Human ATMs
27 June 2007 at 11:30 pm Peter G. Klein 2 comments
| Peter Klein |
As economies grow they tend to substitute capital for labor. Hence the literature on the social effects of technological change focuses on labor displacement and absorption. But what happens when a capital-intensive process appears in a developing economy where labor is cheap?
Here’s a fascinating example of labor displacing capital: a Ugandan financial institution has created an ATM network without ATMs. The machines are too expensive to put in rural areas, so the bank contracts with local shopkeepers who receive and disburse currency using inexpensive smart-card readers linked wirelessly to a central database. (HT: Timbuktu Chronicles)
If this catches on, will we see despondent ATM terminals wandering the streets like that poor robot in the GM Super Bowl commercial?
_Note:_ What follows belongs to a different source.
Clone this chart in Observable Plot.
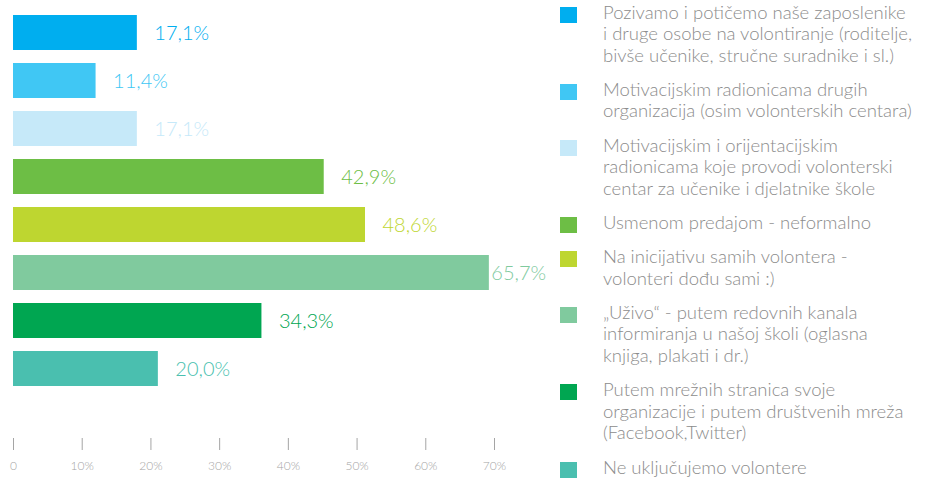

Entry filed under: - Klein -, Entrepreneurship, Institutions.
1.
O Insurgente » Blog Archive » Uma solução de mercado | 28 June 2007 at 7:50 am
[…] Organizations and Markets As economies grow they tend to substitute capital for labor. Hence the literature on the social […]
2.
REW | 28 June 2007 at 3:16 pm
It may not just be a function of cost. Several years ago, I consulted with a firm in Houston that manufactures heat exchanging equipment for the petrochemical industry (and other BIG carbon-footprint clients). They had just fired two shifts of sheetmetal workers and replaced them with robots (neat toys — all the top mgt team are engineers). On my next visit, the humans were back and there was a magnificent pile of twisted robotic limbs in the lot behind the factory. It was a very uplifting sight. It served both as a monument to craft vs. programming and as a place for the workers to urinate during breaks.